À l’opposé, les partisans d’A.Loukachenka considèrent que celui-ci a rétabli la stabilité politique, économique et sociale dans un pays tampon entre l’Occident et l’Orient européens. La stratégie présidentielle a plutôt conduit à un rapprochement de la Russie: le pays est devenu membre de plusieurs organisations régionales dont l’«État d’union du Bélarus et de la Russie». Le Bélarus sait toutefois prendre ses distances par rapport à la Russie, pour améliorer ses relations avec l’Union européenne (UE) notamment à l’approche des élections.

Une culture contrôlée par le haut

La politique nationale ne cherche pas à favoriser une culture libre. Face à cette situation, les artistes bélarusses ont apporté différentes réponses: certains ont choisi de partir à l’étranger, d’autres ont préféré rester et expriment une vision dépolitisée de l'art. Entre ces deux postures, la jeunesse a pris depuis quelque temps l’initiative de s'ériger, dans les limites du possible, un espace de liberté avec la mise en place de galeries d’art contemporain à Minsk. Autre exemple, dans le domaine musical, pour éviter d’être fiché sur la «liste noire», les artistes doivent obéir aux règles du pouvoir en place et créer ainsi une musique au parfum de naphtaline. Finalement, les musiciens bélarusses qui veulent devenir célèbre dans leur pays avec leur propre musique, doivent le devenir au préalable dans les pays voisins.

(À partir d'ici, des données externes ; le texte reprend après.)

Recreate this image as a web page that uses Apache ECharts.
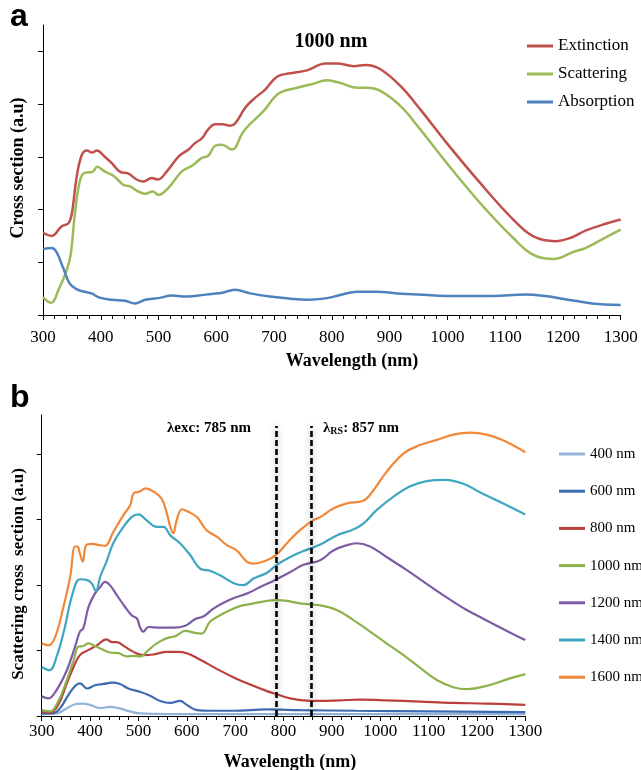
<!DOCTYPE html>
<html>
<head>
<meta charset="utf-8">
<script src="https://cdn.jsdelivr.net/npm/echarts@6/dist/echarts.min.js"></script>
<style>
  html, body { margin: 0; padding: 0; background: #ffffff; }
  #chart { width: 641px; height: 770px; }
</style>
</head>
<body>
<div id="chart"></div>
<script>
// ---- Panel a: 1000 nm particle, cross sections (a.u) vs wavelength (nm)
const extWl = [300, 315, 332, 344, 350, 358, 367, 376, 385, 393, 407, 419, 433, 448, 462, 474, 488, 499, 514, 535, 552, 563, 575, 586, 598, 610, 624, 633, 650, 664, 685, 705, 725, 757, 789, 809, 838, 858, 884, 919, 953, 999, 1057, 1114, 1149, 1187, 1215, 1239, 1274, 1300];
const extVal = [1.56, 1.50, 1.68, 1.74, 1.93, 2.60, 3.03, 3.12, 3.08, 3.12, 3.00, 2.88, 2.72, 2.68, 2.57, 2.53, 2.60, 2.57, 2.72, 3.01, 3.14, 3.26, 3.35, 3.52, 3.62, 3.62, 3.59, 3.64, 3.93, 4.09, 4.28, 4.52, 4.58, 4.64, 4.77, 4.77, 4.72, 4.74, 4.66, 4.34, 3.90, 3.26, 2.50, 1.81, 1.49, 1.40, 1.47, 1.60, 1.73, 1.81];

const scaWl = [300, 314, 327, 341, 348, 355, 364, 373, 385, 394, 407, 422, 439, 451, 462, 477, 490, 500, 517, 540, 558, 575, 586, 598, 610, 627, 633, 647, 682, 708, 740, 763, 792, 815, 844, 861, 884, 919, 953, 999, 1057, 1114, 1149, 1184, 1219, 1239, 1270, 1300];
const scaVal = [0.34, 0.23, 0.48, 0.85, 1.15, 1.90, 2.55, 2.70, 2.71, 2.81, 2.72, 2.64, 2.47, 2.44, 2.36, 2.30, 2.34, 2.28, 2.41, 2.72, 2.83, 2.98, 3.02, 3.21, 3.23, 3.14, 3.17, 3.48, 3.87, 4.20, 4.31, 4.37, 4.45, 4.40, 4.31, 4.31, 4.25, 3.96, 3.52, 2.88, 2.12, 1.46, 1.14, 1.06, 1.20, 1.27, 1.45, 1.62];

const absWl = [300, 315, 323, 335, 346, 358, 372, 384, 398, 419, 442, 459, 477, 500, 523, 546, 569, 592, 610, 632, 659, 693, 728, 757, 792, 815, 844, 878, 913, 948, 1020, 1078, 1135, 1170, 1204, 1250, 1300];
const absVal = [1.25, 1.27, 1.20, 0.89, 0.60, 0.49, 0.44, 0.41, 0.33, 0.29, 0.27, 0.22, 0.29, 0.32, 0.37, 0.35, 0.37, 0.40, 0.42, 0.48, 0.41, 0.35, 0.31, 0.29, 0.32, 0.38, 0.44, 0.44, 0.41, 0.39, 0.36, 0.36, 0.39, 0.36, 0.30, 0.22, 0.19];

// ---- Panel b: scattering cross section for particle sizes 400-1600 nm
const s400Wl = [300, 331, 352, 369, 383, 400, 421, 441, 459, 483, 503, 559, 800, 1300];
const s400Val = [0.03, 0.04, 0.12, 0.18, 0.19, 0.17, 0.12, 0.14, 0.12, 0.07, 0.04, 0.03, 0.03, 0.03];

const s600Wl = [300, 322, 338, 355, 369, 379, 394, 410, 428, 445, 462, 479, 503, 524, 545, 566, 586, 600, 621, 648, 697, 766, 834, 950, 1100, 1300];
const s600Val = [0.04, 0.04, 0.12, 0.32, 0.46, 0.50, 0.42, 0.47, 0.49, 0.51, 0.49, 0.42, 0.37, 0.31, 0.23, 0.20, 0.23, 0.17, 0.09, 0.08, 0.08, 0.10, 0.09, 0.08, 0.07, 0.06];

const s800Wl = [300, 317, 334, 352, 366, 379, 397, 414, 434, 445, 455, 472, 490, 510, 531, 559, 579, 600, 628, 662, 697, 731, 766, 783, 814, 848, 876, 917, 958, 1013, 1082, 1151, 1220, 1300];
const s800Val = [0.07, 0.05, 0.17, 0.50, 0.75, 0.93, 1.01, 1.08, 1.17, 1.13, 1.13, 1.06, 0.98, 0.93, 0.94, 0.98, 0.98, 0.96, 0.86, 0.72, 0.59, 0.48, 0.38, 0.34, 0.27, 0.235, 0.23, 0.24, 0.25, 0.24, 0.22, 0.20, 0.19, 0.17];

const s1000Wl = [300, 317, 334, 352, 366, 376, 386, 397, 410, 428, 441, 459, 476, 490, 503, 521, 538, 559, 576, 597, 617, 631, 648, 669, 690, 710, 738, 766, 786, 807, 834, 876, 910, 944, 979, 1013, 1048, 1082, 1117, 1151, 1179, 1220, 1262, 1300];
const s1000Val = [0.09, 0.07, 0.22, 0.55, 0.85, 1.06, 1.07, 1.11, 1.07, 1.01, 0.97, 0.96, 0.91, 0.92, 0.91, 1.01, 1.11, 1.19, 1.22, 1.30, 1.27, 1.26, 1.44, 1.54, 1.62, 1.68, 1.72, 1.76, 1.77, 1.76, 1.72, 1.69, 1.62, 1.47, 1.29, 1.11, 0.93, 0.74, 0.55, 0.44, 0.41, 0.46, 0.56, 0.64];

const s1200Wl = [300, 314, 331, 352, 369, 379, 386, 397, 410, 421, 431, 441, 455, 472, 486, 497, 503, 510, 521, 545, 572, 597, 617, 634, 655, 676, 700, 724, 752, 783, 814, 841, 876, 903, 931, 951, 979, 1013, 1055, 1096, 1138, 1179, 1220, 1262, 1300];
const s1200Val = [0.30, 0.27, 0.40, 0.70, 1.06, 1.29, 1.34, 1.67, 1.87, 1.97, 2.05, 2.00, 1.85, 1.67, 1.54, 1.49, 1.36, 1.29, 1.36, 1.35, 1.35, 1.38, 1.48, 1.52, 1.64, 1.73, 1.81, 1.87, 1.97, 2.08, 2.20, 2.31, 2.38, 2.53, 2.61, 2.64, 2.59, 2.43, 2.23, 2.02, 1.81, 1.62, 1.46, 1.30, 1.16];

const s1400Wl = [300, 316, 331, 348, 362, 379, 393, 403, 412, 421, 434, 448, 469, 486, 500, 517, 538, 552, 566, 586, 607, 628, 648, 669, 697, 717, 738, 766, 786, 814, 841, 876, 910, 944, 965, 993, 1027, 1062, 1096, 1134, 1172, 1206, 1248, 1300];
const s1400Val = [0.75, 0.70, 0.91, 1.36, 1.82, 2.09, 2.08, 2.03, 1.91, 2.13, 2.36, 2.64, 2.89, 3.04, 3.08, 2.99, 2.89, 2.89, 2.76, 2.64, 2.46, 2.25, 2.22, 2.15, 2.03, 2.00, 2.10, 2.19, 2.31, 2.43, 2.52, 2.62, 2.76, 2.85, 2.94, 3.15, 3.35, 3.51, 3.59, 3.61, 3.55, 3.42, 3.27, 3.08];

const s1600Wl = [300, 314, 328, 345, 359, 369, 374, 379, 385, 392, 403, 421, 431, 448, 469, 483, 490, 503, 515, 531, 548, 559, 566, 572, 579, 590, 603, 621, 641, 662, 683, 703, 724, 738, 759, 783, 807, 834, 861, 876, 903, 931, 965, 986, 1013, 1048, 1082, 1117, 1151, 1186, 1220, 1255, 1300];
const s1600Val = [1.11, 1.08, 1.21, 1.67, 2.13, 2.59, 2.59, 2.48, 2.36, 2.61, 2.63, 2.61, 2.60, 2.81, 3.07, 3.22, 3.40, 3.43, 3.48, 3.43, 3.32, 3.09, 2.89, 2.79, 2.99, 3.16, 3.12, 3.04, 2.84, 2.74, 2.61, 2.53, 2.36, 2.33, 2.36, 2.45, 2.64, 2.84, 2.99, 3.04, 3.17, 3.25, 3.29, 3.45, 3.73, 4.01, 4.14, 4.22, 4.30, 4.33, 4.30, 4.21, 4.03];

// excitation and Raman-scattered wavelengths (nm), and the dashed marker height
const markerWl = [785, 857];
const markerTop = 4.43;

const panelANames = ['Extinction', 'Scattering', 'Absorption'];
const panelBNames = ['400 nm', '600 nm', '800 nm', '1000 nm', '1200 nm', '1400 nm', '1600 nm'];

const serif = '"Liberation Serif", "Times New Roman", serif';
const sans = '"Liberation Sans", Arial, sans-serif';

function zip(xs, ys) { return xs.map((x, i) => [x, ys[i]]); }

function curve(name, wl, val, color, width, axis) {
  return {
    name: name, type: 'line', xAxisIndex: axis, yAxisIndex: axis,
    data: zip(wl, val), showSymbol: false, symbol: 'none',
    smooth: 0.4,
    lineStyle: { color: color, width: width }, itemStyle: { color: color },
    emphasis: { disabled: true }, z: 3
  };
}

function wavelengthAxis(grid, margin) {
  return {
    type: 'value', gridIndex: grid, min: 300, max: 1300, interval: 100,
    axisLine: { show: true, onZero: false, lineStyle: { color: '#000', width: 1 } },
    axisTick: { show: true, inside: false, length: 5, lineStyle: { color: '#000' } },
    minorTick: { show: true, splitNumber: 5, length: 4, lineStyle: { color: '#000' } },
    splitLine: { show: false },
    axisLabel: { color: '#000', fontFamily: serif, fontSize: 17, margin: margin,
                 formatter: v => String(v) }
  };
}

function sectionAxis(grid, max, ticks) {
  return {
    type: 'value', gridIndex: grid, min: 0, max: max, interval: 1,
    axisLine: { show: true, onZero: false, lineStyle: { color: '#000', width: 1 } },
    axisTick: { show: true, inside: false, length: 5, customValues: ticks, lineStyle: { color: '#000' } },
    splitLine: { show: false },
    axisLabel: { show: false }
  };
}

const colorsA = ['#C0504D', '#9BBB59', '#4F81BD'];
const colorsB = ['#95B3D7', '#3C6BB0', '#B9403C', '#8DB24C', '#7D5CA3', '#3FA6C0', '#F0883A'];
const valsA = [[extWl, extVal], [scaWl, scaVal], [absWl, absVal]];
const valsB = [[s400Wl, s400Val], [s600Wl, s600Val], [s800Wl, s800Val], [s1000Wl, s1000Val],
               [s1200Wl, s1200Val], [s1400Wl, s1400Val], [s1600Wl, s1600Val]];

const series = [];
panelANames.forEach((n, i) => series.push(curve(n, valsA[i][0], valsA[i][1], colorsA[i], 2.5, 0)));
panelBNames.forEach((n, i) => series.push(curve(n, valsB[i][0], valsB[i][1], colorsB[i], 2.2, 1)));

// dashed vertical markers for the excitation / Raman wavelengths
series.push({
  name: 'markers', type: 'line', xAxisIndex: 1, yAxisIndex: 1, data: [],
  markLine: {
    silent: true, symbol: 'none', animation: false,
    label: { show: false },
    lineStyle: { color: '#000', width: 2.6, type: [6, 3],
                 shadowBlur: 6, shadowColor: 'rgba(0,0,0,0.35)' },
    data: markerWl.map(w => [{ coord: [w, 0] }, { coord: [w, markerTop] }])
  },
  z: 5
});

function legendBlock(names, left, top, gap, size) {
  return {
    data: names, orient: 'vertical', left: left, top: top, padding: 0,
    icon: 'rect', itemWidth: 26, itemHeight: 3, itemGap: gap,
    selectedMode: false,
    textStyle: { fontFamily: serif, fontSize: size, color: '#000', lineHeight: 20 }
  };
}

const bold = { fontFamily: serif, fontWeight: 'bold', fill: '#000' };

const option = {
  animation: false,
  backgroundColor: '#ffffff',
  grid: [
    { left: 43, top: 25, width: 577.7, height: 290 },
    { left: 41.7, top: 415, width: 483.6, height: 301 }
  ],
  xAxis: [wavelengthAxis(0, 14), wavelengthAxis(1, 7)],
  yAxis: [sectionAxis(0, 5.5, [0, 1, 2, 3, 4, 5]), sectionAxis(1, 4.6, [0, 1, 2, 3, 4])],
  legend: [
    legendBlock(panelANames, 527, 36, 8, 17),
    legendBlock(panelBNames, 559, 444, 17.2, 15)
  ],
  series: series,
  graphic: [
    { type: 'text', x: 10, y: 33, style: { text: 'a', font: 'bold 32px ' + sans, fill: '#000', verticalAlign: 'bottom' } },
    { type: 'text', x: 10, y: 414, style: { text: 'b', font: 'bold 32px ' + sans, fill: '#000', verticalAlign: 'bottom' } },
    { type: 'text', x: 331, y: 42, style: Object.assign({ text: '1000 nm', fontSize: 20, align: 'center', verticalAlign: 'middle' }, bold) },
    { type: 'text', x: 352, y: 361, style: Object.assign({ text: 'Wavelength (nm)', fontSize: 18, align: 'center', verticalAlign: 'middle' }, bold) },
    { type: 'text', x: 290, y: 762, style: Object.assign({ text: 'Wavelength (nm)', fontSize: 18, align: 'center', verticalAlign: 'middle' }, bold) },
    { type: 'text', x: 18, y: 168, rotation: Math.PI / 2, style: Object.assign({ text: 'Cross section (a.u)', fontSize: 18, align: 'center', verticalAlign: 'middle' }, bold) },
    { type: 'text', x: 19, y: 574, rotation: Math.PI / 2, style: Object.assign({ text: 'Scattering cross  section (a.u)', fontSize: 17, align: 'center', verticalAlign: 'middle' }, bold) },
    { type: 'text', x: 167, y: 428, style: Object.assign({ text: 'λexc: 785 nm', fontSize: 15, verticalAlign: 'middle' }, bold) },
    { type: 'text', x: 323, y: 428, style: {
        text: '{m|λ}{s|RS}{m|: 857 nm}', verticalAlign: 'middle',
        rich: {
          m: { fontFamily: serif, fontWeight: 'bold', fontSize: 15, fill: '#000' },
          s: { fontFamily: serif, fontWeight: 'bold', fontSize: 10, fill: '#000', padding: [7, 0, 0, 0] }
        }
      } }
  ]
};

const chart = echarts.init(document.getElementById('chart'), null, { renderer: 'canvas' });
chart.setOption(option);
</script>
</body>
</html>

Cependant, les Bélarusses qui empruntent la voie de l’exil, ne le font pas toujours au nom de l’art. Ainsi, s’offrir une éducation épargnée par l'idéologie du régime constitue, pour certains, une priorité. L’Université Européenne des Sciences Humaines (UESH), initialement ouverte à Minsk et basée à Vilnius depuis 2004, en est le symbole. Toutefois cette université, un des seuls espoirs de la société bélarusse, est sujette à une crise interne de fonctionnement.

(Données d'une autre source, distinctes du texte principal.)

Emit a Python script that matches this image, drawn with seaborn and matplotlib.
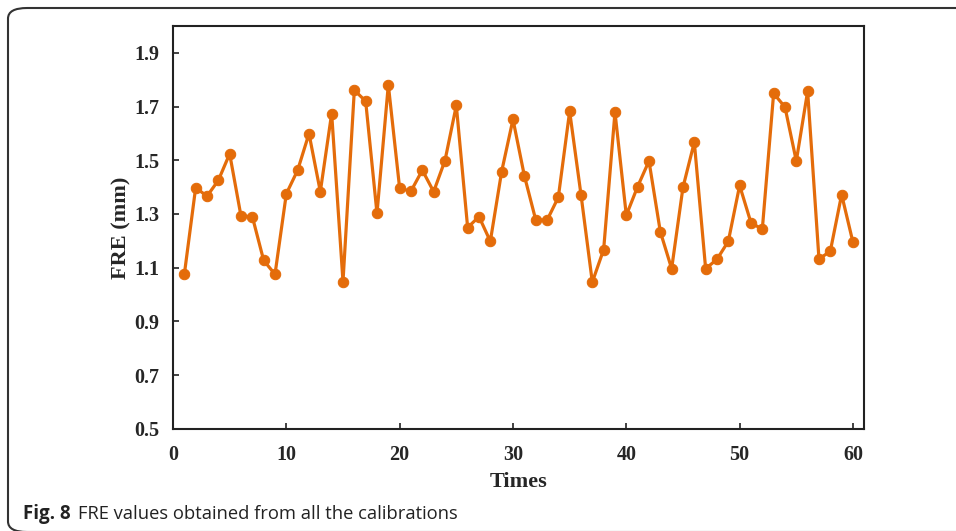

État des lieux des évolutions sociétales et géopolitiques

À l’intérieur du pays, les autorités persistent dans la violation des droits humains, enfermant les opposants politiques et encadrant de manière de plus en plus restrictive toute expression d'un point de vue divergent. Ce fut le cas des manifestations organisées en avril 2014 à l’occasion de l’anniversaire de l’explosion de Tchernobyl, des manifestations interdites car selon le président A.Loukachenka ces régions ne seraient plus contaminées. Cependant, des États comme l’Espagne continuent d’apporter leur soutien aux populations encore touchées par les conséquences de l’explosion nucléaire de 1986.

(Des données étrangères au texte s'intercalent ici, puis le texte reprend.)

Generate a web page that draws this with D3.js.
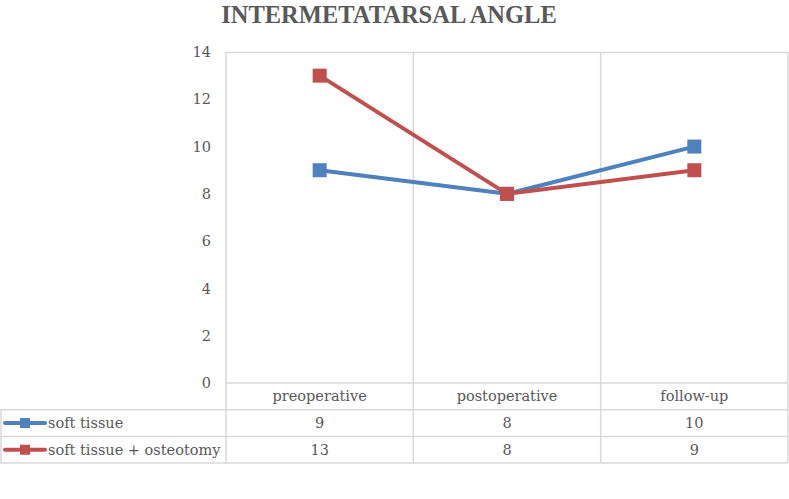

Enfin, le printemps 2014 a été ponctué de changements géopolitiques importants au sein de l’espace post-soviétique. Dans ce contexte, quelle place le Bélarus peut-il occuper sur le continent eurasiatique? Un état des lieux de vingt ans de politique étrangère comme des relations du Bélarus avec l’UE, d’une part, et avec la Russie, de l’autre, s’impose. Mais le Bélarus saurait-il se limiter à ces partenaires traditionnels? Se contente-t-il de soumettre ses décisions au bon gré de son grand frère russe? Très récemment, la réaction bélarusse face à la crise ukrainienne fut un bel exemple d’un double discours du président. Ainsi, tout en faisant profil bas face à la Russie, A.Loukachenka a rencontré son nouvel homologue ukrainien. Et à la lumière de cet épisode, compte tenu de l’approche de l’élection présidentielle de novembre 2015, quels acteurs politiques et sociaux peuvent jouer un rôle dans la campagne, et quelles questions intéressent le plus les Bélarusses eux-mêmes?

Notes :
[1]Biélorussie, mécanique d’une dictature, Jean-Charles Lallemand & Virginie Symaniec (dir.), Les Petits Matins, Paris, 2007, p.28; Horia-Victor Lefter, «Bélarus: Identité et citoyenneté en mouvement», Regard sur l’Est, 15 décembre 2011.
[2] Ronan Hervouet, «Biélorussie. Mémoires et ruptures de vie de citoyens soviétiques», in Jérôme Heurtaux & Cédric Pellen (dir.), 1989 à l’Est de l’Europe, ditions de l’Aube, Paris, 2009, p.203-204.